A Quest to Find Hidden Treasures

It’s hardly an exaggeration for Alexa Hampton to say that she and the production team of “Find,” a home show that begins its second season Friday on PBS, descend upon an apartment like a pack of wolves. They stash their coffee cups, handbags and camera equipment in the kitchen, and quickly stalk around their prey — today it’s an Upper West Side pied-à-terre — to question the origin of a sofa or how tiny speakers can be installed discreetly in the ceiling.

All of this is done to gather information for segments where Hampton, a Manhattan decorator who joined “Find” this season as a senior design consultant, leads viewers through exclusive homes around the country, simplistically showing off the work of interior decorators such as Lulu de Kwiatkowski, Albert Hadley and David Easton.

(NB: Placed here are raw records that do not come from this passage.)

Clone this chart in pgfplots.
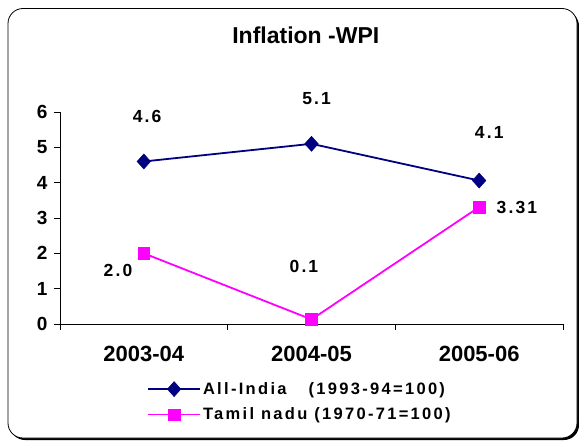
\documentclass[border=0pt]{standalone}
\usepackage{fontspec}
\setmainfont{Liberation Sans}
\newfontfamily\spacedfont[LetterSpace=14]{Liberation Sans}
\newfontfamily\labelfont[LetterSpace=12]{Liberation Sans}
\usepackage{pgfplots}
\pgfplotsset{compat=1.18}
\definecolor{navyc}{HTML}{000080}
\definecolor{magc}{HTML}{FF00FF}
\begin{document}
\begin{tikzpicture}[x=1pt,y=1pt]
\useasboundingbox (-60,-116) rectangle (519,324);
\fill[black] (-50,-116) [rounded corners=15pt] rectangle (519,313);
\draw[black, line width=0.8pt, fill=white, rounded corners=15pt] (-52,-114) rectangle (517,315.5);
\begin{axis}[
  at={(0,0)}, anchor=south west,
  width=503pt, height=212pt, scale only axis,
  xmin=-0.5, xmax=2.5, ymin=0, ymax=6,
  axis x line=bottom, axis y line=left, axis line style={-, line width=0.8pt},
  xtick={-0.5,0.5,1.5,2.5}, xticklabels={},
  extra x ticks={0,1,2},
  extra x tick labels={2003-04,2004-05,2005-06},
  extra x tick style={major tick length=0pt, xticklabel style={yshift=-19pt}},
  ytick={0,1,2,3,4,5,6},
  tick align=outside, major tick length=6pt,
  tick style={black, line width=0.8pt},
  xticklabel style={font=\fontsize{22}{23}\selectfont\bfseries},
  yticklabel style={font=\fontsize{19}{20}\selectfont\bfseries, xshift=-3pt},
  /pgf/number format/assume math mode=true,
  clip=false,
  legend style={at={(axis description cs:0.173,-0.265)}, anchor=north west, draw=none, fill=none,
    inner sep=0pt, row sep=8pt,
    font=\fontsize{16.5}{17}\selectfont\bfseries\spacedfont,
    nodes={inner sep=2pt, anchor=west}},
  legend cell align=left,
  legend image code/.code={\draw[mark repeat=2,mark phase=2,#1] plot coordinates {(0pt,0pt) (26pt,0pt) (52pt,0pt)};},
]
\addplot[navyc, line width=1.8pt, mark=diamond*, mark size=7.5pt, mark options={solid, fill=navyc, line width=0.5pt, xscale=1.2}]
  coordinates {(0,4.6) (1,5.1) (2,4.06)};
\addlegendentry{All-India\hspace{22pt}(1993-94=100)}
\addplot[magc, line width=1.8pt, mark=square*, mark size=5.8pt, mark options={solid, fill=magc, line width=0.5pt}]
  coordinates {(0,2.0) (1,0.13) (2,3.31)};
\addlegendentry{Tamil nadu (1970-71=100)}
\begin{scope}[font=\fontsize{17.5}{18}\selectfont\bfseries]
\node[text=black] at (axis cs:0.019,5.86) {\labelfont 4.6};
\node[text=black] at (axis cs:1.03,6.37) {\labelfont 5.1};
\node[text=black] at (axis cs:2.06,5.41) {\labelfont 4.1};
\node[text=black] at (axis cs:-0.154,1.51) {\labelfont 2.0};
\node[text=black] at (axis cs:0.955,1.62) {\labelfont 0.1};
\node[text=black] at (axis cs:2.225,3.31) {\labelfont 3.31};
\end{scope}
\end{axis}
\node[font=\fontsize{23}{24}\selectfont\bfseries] at (245.8,289) {Inflation -WPI};
\end{tikzpicture}
\end{document}
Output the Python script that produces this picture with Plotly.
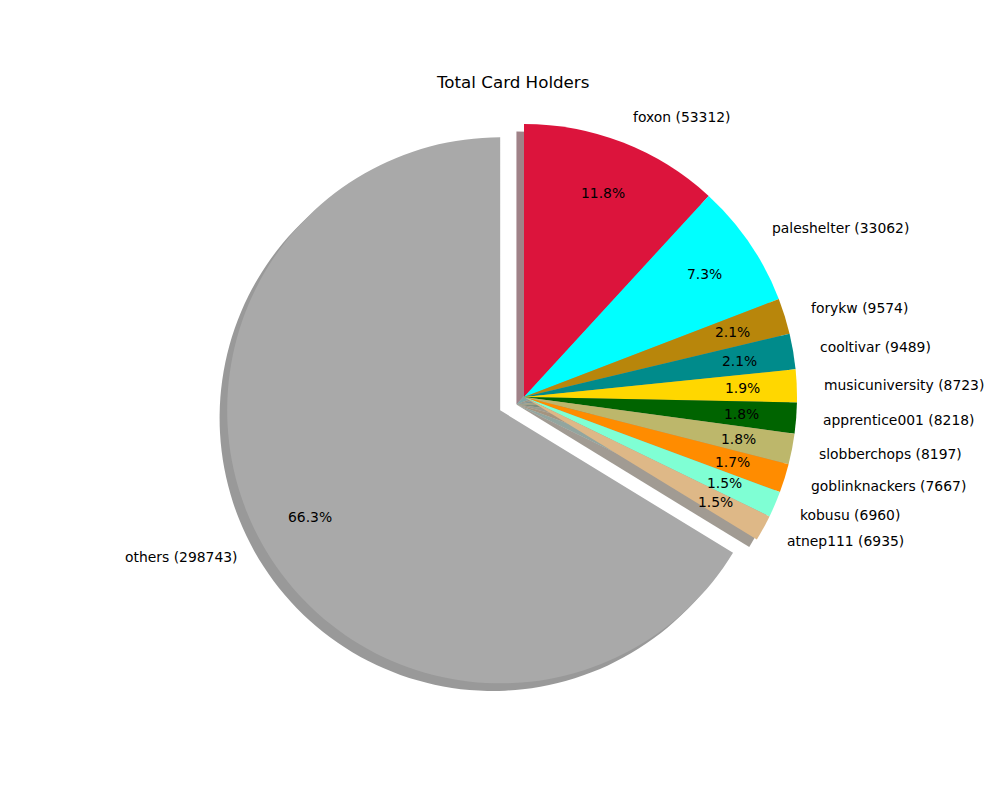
import math
import plotly.graph_objects as go

# ---- data ----
names = ["foxon", "paleshelter", "forykw", "cooltivar", "musicuniversity",
         "apprentice001", "slobberchops", "goblinknackers", "kobusu",
         "atnep111", "others"]
values = [53312, 33062, 9574, 9489, 8723, 8218, 8197, 7667, 6960, 6935, 298743]
colors = ["#DC143C", "#00FFFF", "#B8860B", "#008B8B", "#FFD700", "#006400",
          "#BDB76B", "#FF8C00", "#7FFFD4", "#DEB887", "#A9A9A9"]
explode = [0, 0, 0, 0, 0, 0, 0, 0, 0, 0, 0.1]
title = "Total Card Holders"

# ---- layout geometry (pixels) ----
W, H = 1000, 800
CX, CY, R = 524.0, 397.0, 273.0
maxpull = max(explode)
half = R * (1 + maxpull)          # plotly: r = min(rx, ry) / (1 + maxPull)
SH = 0.02 * 100 / 72 * R          # matplotlib shadow offset


def dom(cx, cy):
    return dict(x=[(cx - half) / W, (cx + half) / W],
                y=[1 - (cy + half) / H, 1 - (cy - half) / H])


def hex_rgb(h):
    h = h.lstrip("#")
    return tuple(int(h[i:i + 2], 16) for i in (0, 2, 4))


shadow_colors = []
for c in colors:
    r, g, b = hex_rgb(c)
    shadow_colors.append(f"rgba({0.3*r:.0f},{0.3*g:.0f},{0.3*b:.0f},0.5)")

common = dict(labels=names, values=values, sort=False, direction="clockwise",
              rotation=0, pull=explode, textinfo="none", hoverinfo="skip",
              showlegend=False)

fig = go.Figure()
fig.add_trace(go.Pie(**common, marker=dict(colors=shadow_colors, line=dict(width=0)),
                     domain=dom(CX - SH, CY + SH)))
fig.add_trace(go.Pie(**common, marker=dict(colors=colors, line=dict(width=0)),
                     domain=dom(CX, CY)))

FONT = dict(family="DejaVu Sans", size=13.9, color="black")
total = sum(values)
cum = 0.0
annotations = []
for n, v, ex in zip(names, values, explode):
    frac_mid = (cum + v / 2) / total
    cum += v
    th = math.radians(90 - frac_mid * 360)
    ox = CX + ex * R * math.cos(th)
    oy = CY - ex * R * math.sin(th)
    lx = ox + 1.1 * R * math.cos(th)
    ly = oy - 1.1 * R * math.sin(th)
    px = ox + 0.8 * R * math.cos(th)
    py = oy - 0.8 * R * math.sin(th)
    annotations.append(dict(x=lx / W, y=1 - ly / H, xref="paper", yref="paper",
                            text=f"{n} ({v})", showarrow=False,
                            borderpad=0, borderwidth=0,
                            xanchor="left" if math.cos(th) > 0 else "right",
                            yanchor="middle", font=FONT))
    annotations.append(dict(x=px / W, y=1 - py / H, xref="paper", yref="paper",
                            text=f"{100 * v / total:.1f}%", showarrow=False,
                            borderpad=0, borderwidth=0,
                            xanchor="center", yanchor="middle", font=FONT))

annotations.append(dict(x=512.5 / W, y=1 - 82 / H, xref="paper", yref="paper",
                        text=title, showarrow=False, xanchor="center",
                        yanchor="middle", borderpad=0, borderwidth=0,
                        font=dict(family="DejaVu Sans", size=16.7, color="black")))

fig.update_layout(width=W, height=H, margin=dict(l=0, r=0, t=0, b=0),
                  paper_bgcolor="white", plot_bgcolor="white",
                  annotations=annotations, showlegend=False)

fig.write_html("out.html")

Hosts Leigh and Leslie Keno of “Antiques Roadshow” begin each episode by checking out antique furniture, art and objects in homes around the country (last season, they found a Martin Johnson Heade painting in a Massachusetts attic that brought in more than $1 million at auction). In the show’s final segment, Hampton gives a tour of a home. She was hired as much for her designing expertise as for her connections among world-class decorators.

This morning’s pied-à-terre was designed by Ernest de la Torre. “We wanted modern but we wanted to make it comfortable,” explains de la Torre, who is leading Hampton, director and executive producer Russ Morash and associate producer Laura LeBlanc around the 3,000-square-foot space he outfitted for a couple who use it when passing through the city. “They have a 10,000-square-foot home in South America, so this is their hotel room.”

And it’s a decadent one at that. There’s a Rauschenberg painting in the beige sitting room, where everyone goes crazy for a high-quality copy of a Twenties Ruhlmann sofa. In the so-called “media room,” darker taupe hues take hold in the form of calfskin leather walls, shag carpet, a pullout camel-hair sofa and cashmere and coyote-fur pillows. “Everything is so tactile,” Hampton observes.

De la Torre then leads the group to the foyer, a cube surrounded by dark wood panels that, when pushed lightly, reveal closets, a guest bathroom and a “secret passageway” that leads to two bedrooms. He points out a view of the Time Warner building from the master bedroom, saying: “They built it in the time it took me to do this apartment!”

“The smaller the space, the tougher it is to decorate,” Hampton says with a nod. “It’s like a jigsaw puzzle.”

The tour completed, everyone’s attention turns to the details. A flower delivery arrives for the dining room table and coffee table, Hampton and Morash discuss what room to begin filming in and the remote control shades in the sitting area are adjusted to an optimal height.

As filming begins, Hampton moves easily through the apartment with de la Torre, who also proves to be a natural in front of the camera. Despite enviable decorating genes (her father was uberdecorator Mark Hampton), she is able to talk about design clearly and with no pretension.

“It looks like you’ve mined every square inch,” she remarks to de la Torre, pointing out a bar area right past the foyer.

And spoken like a true Manhattanite, he responds, “In New York, every single inch counts.”